The work's fourteen brief sections are as follows:
INTRODUCTION AND ROYAL MARCH OF THE LION. Prefatory rumblings in the pianos and strings lead to a fanfare from the former and a majestic march from the latter. The pianos roar as the march proceeds, and then take it up themselves.

HENS AND COCKS. A barnyard scene with no apologies to Rameau, whose harpsichord piece La Poule (";The Hen") is parodied here.

WILD ASSES. A workout for the two pianists, chasing each other up and down the keyboard by way of prelude to their appearances later in the work.
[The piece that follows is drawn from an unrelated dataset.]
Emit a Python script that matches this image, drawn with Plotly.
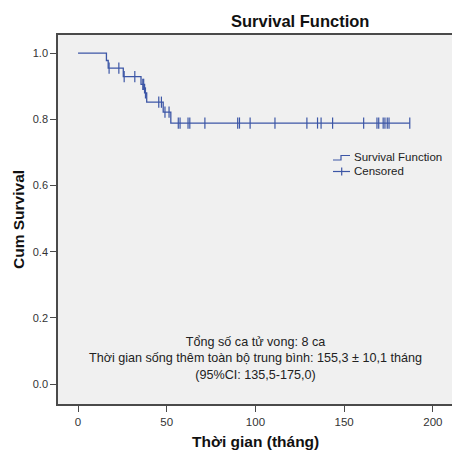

TORTOISES. The famous cancan from Offenbach's Orpheus in the Underworld is slowed down to near-motionlessness, the notes following one another in such a way that the melody barely takes shape till the piece is over.

THE ELEPHANT. Yet another famous French piece is parodied here: the exquisite Dance of the Sylphs from Berlioz's Damnation of Faust, not only slowed down but assigned to the double bass for a truly elephantine character. KANGAROOS are portrayed in leaps by the two pianos alone.

THE AQUARIUM. Pianos and muted strings evoke the watery setting, highlighted here and there by the flute or clarinet. The darting moves of the finny creatures themselves is represented by glissandos on the celesta. PERSONAGES WITH LONG EARS are identified by the braying of the violins.

CUCKOO IN THE WOODS. The pianos' exaggerated solemnity is glaringly at odds with the loopy cuckoo call from the clarinet.

THE AVIARY. No parody in this beautiful little scherzo for the flute and fluttering strings.

PIANISTS. Saint-Saëns, one of the most admired pianists of his time, apparently felt that, of all the creatures represented, these were the ones that most belonged in a zoo.

FOSSILS. A tune from Saint-Saëns's own Danse macabre, in somewhat altered rhythm, is played on the xylophone; the clarinet burlesques a French folk song and the aria ";Una voce poco fa," from Rossini's Barber of Seville.

THE SWAN. Saint-Saëns sets off his melting cello tune with an uncontrived elegance that keeps it from drooping into mawkishness.

FINALE. A grand vaudeville conclusion à la Offenbach, with some of the earlier tunes recalled and the long-eared personages ascendant at the end, and the whole polished off with a brisk Rossinian cadence.